An even function is one that remains unchanged when its input value is negated. In other words, for a function \( g(x) \) to be considered even, it must satisfy the property \( g(-x) = g(x) \) for all elements in its domain. This property basically means that the function has a kind of symmetry with respect to the y-axis, such as a parabola opening upwards.
When we deal with compositions, like when \( h = f \circ g \), understanding whether \( h \) remains even depends on which function in the composition is even or odd. If \( g \) is even, \( g(-x) = g(x) \) doesn't guarantee \( h = f \circ g \) is even unless \( f \) itself holds specific symmetrical properties. Just because \( g(-x) = g(x) \), it doesn't automatically make \( h(x) \) symmetric without further conditions on \( f \).
In particular, for \( h(x) \) to be even in this setup, \( f(g(-x)) \) would also need to equal \( f(g(x)) \). This only happens if \( f \) is constant or otherwise handled symmetrically around \( g(x) \). Therefore, just having \( g \) as even doesn’t necessarily ensure \( h \) will be even.

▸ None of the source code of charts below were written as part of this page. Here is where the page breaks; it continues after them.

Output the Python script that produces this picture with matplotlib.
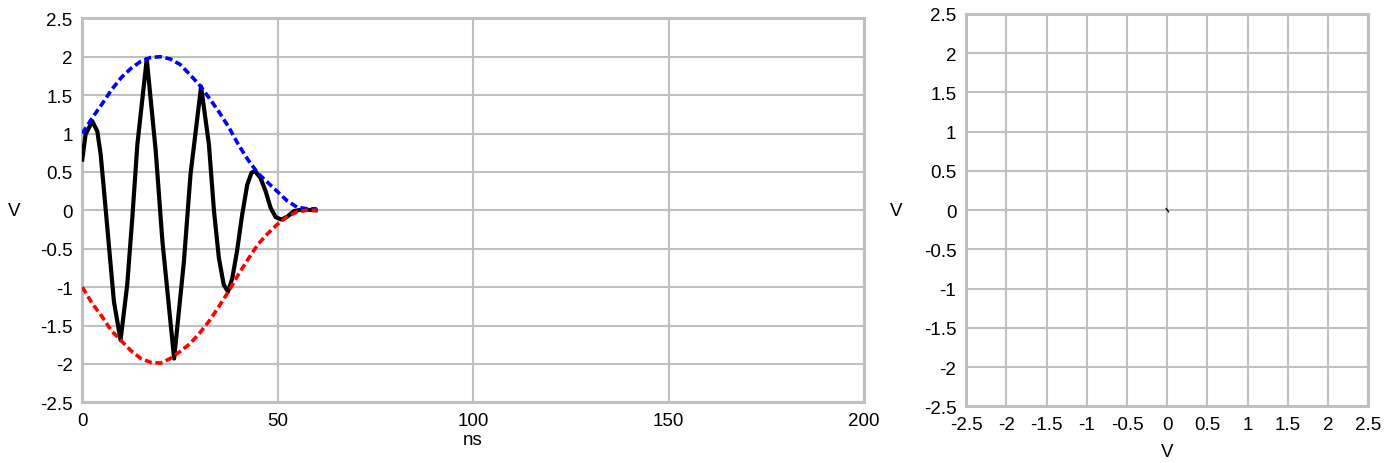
import matplotlib
matplotlib.use('Agg')
import matplotlib.pyplot as plt

plt.rcParams['font.family'] = ['Liberation Sans', 'DejaVu Sans']

# Signal (black): time in ns, value in V
sig_t = [0.0, 0.85, 2.56, 3.84, 4.7, 5.5, 6.8, 8.1, 9.8, 11.5,
         12.8, 14.1, 16.5, 18.8, 20.5, 23.5, 26.0,
         27.7, 30.4, 32.4, 33.7, 34.95, 36.2, 37.3, 38.4, 39.6,
         40.9, 42.2, 43.3, 44.2, 45.6, 46.9, 48.2, 49.5, 51.0, 52.5, 54.2,
         56.3, 59.7]
sig_v = [0.66, 0.99, 1.16, 1.03, 0.73, 0.29, -0.45, -1.19, -1.69,
         -0.97, -0.10, 0.86, 1.97, 0.77, -0.40,
         -1.93, -0.67, 0.47, 1.61, 0.86, -0.01, -0.62,
         -0.97, -1.06, -0.88, -0.53, -0.06, 0.33, 0.49, 0.51, 0.42, 0.25,
         0.03, -0.09, -0.12, -0.08, -0.01, 0.01, 0.0]

# Envelopes (dashed)
env_t = [0, 2.5, 5, 7.5, 10, 12.5, 15, 17.5, 20, 22.5, 25, 27.5, 30, 32.5,
         35, 37.5, 40, 42.5, 45, 47.5, 50, 52.5, 55, 57.5, 60]
env_hi = [1.00, 1.20, 1.38, 1.57, 1.73, 1.85, 1.94, 1.99, 2.00, 1.97, 1.90,
          1.77, 1.63, 1.46, 1.28, 1.08, 0.85, 0.65, 0.48, 0.36, 0.24, 0.12,
          0.04, 0.02, 0.02]
env_lo = [-1.00, -1.21, -1.38, -1.57, -1.70, -1.83, -1.93, -1.98, -1.99,
          -1.93, -1.84, -1.74, -1.60, -1.44, -1.25, -1.05, -0.83, -0.63,
          -0.44, -0.30, -0.18, -0.08, -0.02, 0.0, 0.0]

# X-Y view: only a tiny trace at the origin
xy_x = [-0.012, 0.016]
xy_y = [0.02, -0.02]

time_ticks = [0, 50, 100, 150, 200]
volt_ticks = [-2.5, -2, -1.5, -1, -0.5, 0, 0.5, 1, 1.5, 2, 2.5]
volt_labels = ['-2.5', '-2', '-1.5', '-1', '-0.5', '0', '0.5', '1', '1.5', '2', '2.5']

grid_col = '#c0c0c0'
fs = 13.5

fig = plt.figure(figsize=(13.85, 4.64), dpi=100)
ax1 = fig.add_axes([0.0594, 0.1308, 0.5644, 0.8276])
ax2 = fig.add_axes([0.6975, 0.1222, 0.2905, 0.8455])

for ax in (ax1, ax2):
    ax.grid(True, color=grid_col, linewidth=1.5)
    ax.set_axisbelow(True)
    for s in ax.spines.values():
        s.set_color(grid_col)
        s.set_linewidth(2.2)
    ax.tick_params(length=0, pad=7, labelsize=fs)
    ax.set_yticks(volt_ticks)
    ax.set_yticklabels(volt_labels)
    ax.set_ylim(-2.5, 2.5)

# Time plot
ax1.plot(sig_t, sig_v, color='black', linewidth=3.0, zorder=3,
         solid_joinstyle='round')
l_hi, = ax1.plot(env_t, env_hi, color='#0000ff', linewidth=2.6, zorder=4)
l_lo, = ax1.plot(env_t, env_lo, color='#ff0000', linewidth=2.6, zorder=4)
l_hi.set_dashes([2.0, 1.0])
l_lo.set_dashes([2.0, 1.0])
ax1.set_xlim(0, 200)
ax1.set_xticks(time_ticks)
ax1.set_xlabel('ns', fontsize=fs, va='center')
ax1.xaxis.set_label_coords(0.5, -0.098)
ax1.set_ylabel('V', fontsize=fs, rotation=0, va='center', ha='center')
ax1.yaxis.set_label_coords(-0.087, 0.5)

# X-Y plot
ax2.plot(xy_x, xy_y, color='black', linewidth=1.0, zorder=3)
ax2.set_xlim(-2.5, 2.5)
ax2.set_xticks(volt_ticks)
ax2.set_xticklabels(volt_labels)
ax2.set_xlabel('V', fontsize=fs, va='center')
ax2.xaxis.set_label_coords(0.5, -0.114)
ax2.set_ylabel('V', fontsize=fs, rotation=0, va='center', ha='center')
ax2.yaxis.set_label_coords(-0.174, 0.5)

fig.savefig('out.png', dpi=100)
plt.close(fig)
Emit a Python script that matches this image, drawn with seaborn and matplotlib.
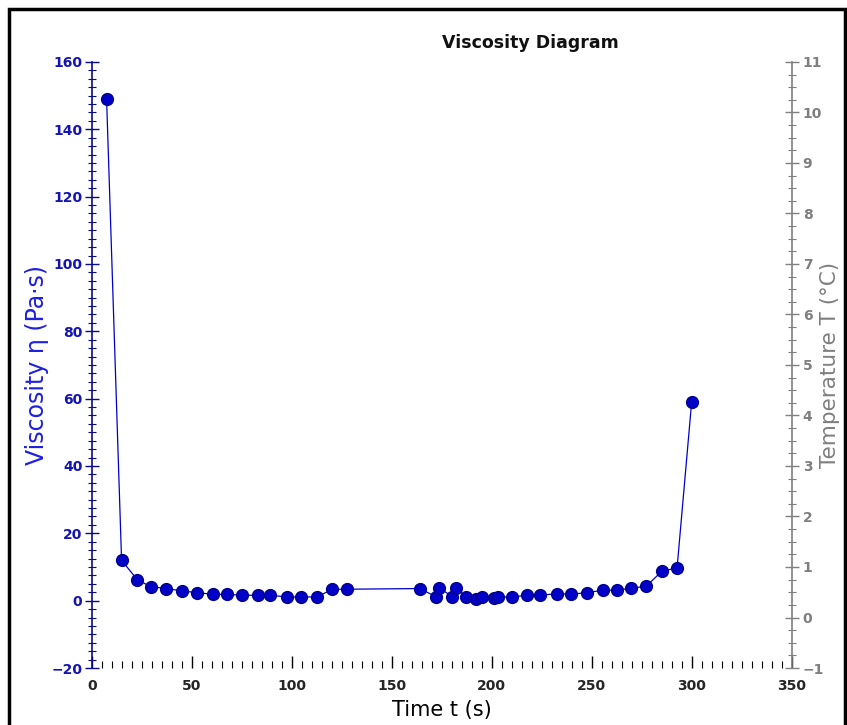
import matplotlib
matplotlib.use("Agg")
import matplotlib.pyplot as plt
import pandas as pd
import seaborn as sns
from matplotlib.patches import Rectangle
from matplotlib.ticker import MultipleLocator

time_s = [7.3, 14.8, 22.7, 29.3, 37.0, 45.0, 52.3, 60.3, 67.7, 75.2,
          83.2, 89.3, 97.7, 104.8, 112.5, 120.3, 127.7, 164.0, 172.3, 173.7,
          180.3, 182.3, 187.3, 192.0, 195.3, 201.0, 203.2, 210.2, 217.7, 224.3,
          232.7, 239.8, 247.7, 255.7, 262.7, 269.8, 277.3, 285.2, 292.7, 300.0]
viscosity = [149.0, 12.0, 6.2, 4.2, 3.6, 2.9, 2.4, 1.9, 1.9, 1.6,
             1.6, 1.6, 1.1, 1.1, 1.1, 3.4, 3.4, 3.6, 1.1, 3.9,
             1.1, 3.7, 1.1, 0.6, 1.1, 0.7, 1.1, 1.1, 1.6, 1.6,
             2.1, 1.9, 2.4, 3.1, 3.1, 3.7, 4.3, 8.8, 9.7, 59.0]

x_ticks = [0, 50, 100, 150, 200, 250, 300, 350]
visc_ticks = [-20, 0, 20, 40, 60, 80, 100, 120, 140, 160]
temp_ticks = list(range(-1, 12))

df = pd.DataFrame({"Time": time_s, "Viscosity": viscosity})

sns.set_style("white")
plt.rcParams["font.family"] = ["DejaVu Sans"]

blue = "#0000c8"
navy = "#0a0a8c"
grey = "#7f7f7f"

fig = plt.figure(figsize=(8.47, 7.25), dpi=100)
ax = fig.add_axes([0.1086, 0.0786, 0.826, 0.836])

sns.lineplot(data=df, x="Time", y="Viscosity", sort=False, ax=ax,
             color=blue, linewidth=0.9, marker="o", markersize=8.5,
             markerfacecolor=blue, markeredgecolor="#00008a", markeredgewidth=1.0)

ax.set_xlim(0, 350)
ax.set_ylim(-20, 160)
ax.set_xticks(x_ticks)
ax.set_yticks(visc_ticks)
ax.xaxis.set_minor_locator(MultipleLocator(5))
ax.yaxis.set_minor_locator(MultipleLocator(2.5))

for side in ["top", "right", "bottom"]:
    ax.spines[side].set_visible(False)
ax.spines["left"].set_color(navy)
ax.spines["left"].set_linewidth(1.2)

ax.tick_params(axis="x", which="major", direction="in", length=9, width=1,
               color="black", labelsize=10, pad=8, bottom=True)
ax.tick_params(axis="x", which="minor", direction="in", length=5, width=0.8,
               color="black", bottom=True)
ax.tick_params(axis="y", which="major", direction="inout", length=10, width=1,
               color=navy, labelcolor="#1414b4", labelsize=10, pad=2, left=True)
ax.tick_params(axis="y", which="minor", direction="inout", length=6, width=0.8,
               color=navy, left=True)
for lab in ax.get_xticklabels() + ax.get_yticklabels():
    lab.set_fontweight("bold")

ax.set_xlabel("Time t (s)", fontsize=15, color="black")
ax.xaxis.set_label_coords(0.5, -0.053)
ax.set_ylabel("Viscosity η (Pa·s)", fontsize=17, color="#1f1fe0")
ax.yaxis.set_label_coords(-0.062, 0.5)

# Temperature axis on the right (no temperature data drawn)
ax2 = ax.twinx()
ax2.set_ylim(-1, 11)
ax2.set_yticks(temp_ticks)
ax2.yaxis.set_minor_locator(MultipleLocator(0.25))
for side in ["top", "left", "bottom"]:
    ax2.spines[side].set_visible(False)
ax2.spines["right"].set_color(grey)
ax2.spines["right"].set_linewidth(1.2)
ax2.tick_params(axis="y", which="major", direction="inout", length=10, width=1,
                color=grey, labelcolor=grey, labelsize=10, pad=3, right=True)
ax2.tick_params(axis="y", which="minor", direction="inout", length=6, width=0.8,
                color=grey, right=True)
for lab in ax2.get_yticklabels():
    lab.set_fontweight("bold")
ax2.set_ylabel("Temperature T (°C)", fontsize=15.5, color=grey)
ax2.yaxis.set_label_coords(1.04, 0.5)

fig.text(0.626, 0.94, "Viscosity Diagram", fontsize=12.5, fontweight="bold",
         ha="center", va="center", color="#111111")

fig.patches.append(Rectangle((0.011, -0.01), 0.987, 0.997, transform=fig.transFigure,
                             fill=False, linewidth=2.5, edgecolor="black"))

plt.savefig("out.png", dpi=100)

Odd functions possess a distinct type of symmetry. For a function \( g(x) \) to be considered odd, it must satisfy \( g(-x) = -g(x) \). This means that the function has rotational symmetry around the origin on a graph, like a cubic function that twists around 180 degrees.
In the context of function composition, where \( h(x) = f(g(x)) \), our interest might be to find if \( h \) is odd, given that \( g \) is odd. When \( g \) is odd, this property \( g(-x) = -g(x) \) influences the composition, but doesn't seal the deal for \( h \) being odd without constraints on \( f \). For \( h \) to be odd, \( f(g(-x)) \) should equal \( -f(g(x)) \). Therefore, \( f \) itself needs to be odd to keep the property status consistent.
Notably, if both functions \( f \) and \( g \) involved in the composition are odd, then \( h \) will indeed be odd because this allows the composition to satisfy \( h(-x) = -h(x) \). This wonderful mirroring effect of both odd functions results in \( h \) also being odd, confirming symmetry about the origin across the composition.

The composition of functions involves combining two functions to create a third one. In the composition \( h = f \circ g \), the order is crucial and it means \( h(x) = f(g(x)) \). This functional relationship builds layers onto the output based on the input, providing powerful reconstruction of data or manipulation for desired properties like symmetry.
Function properties such as evenness or oddness can drastically change when functions are composed. A key aspect to consider in compositions is whether the properties like being even or odd are preserved or altered due to the conditions of \( f \) and \( g \).

• **Symmetry Influences**: Even functions provide y-axis symmetry and odd functions offer origin symmetry.
• **Composition Outcomes**: An even \( g \) doesn’t ensure \( h \) is even unless \( f \) complies, and the same scenario for \( g \) odd requires \( f \) odd.
• **Combined Effects**: If both contributing functions are odd, or if one is even and can neutralize oddness through conditions laid upon \( g \), then properties can align in expected ways.

Knowing these underlying function properties helps us predict and understand complex mathematical behavior during composition. With attention to these, we can better anticipate the form and nature of function compositions.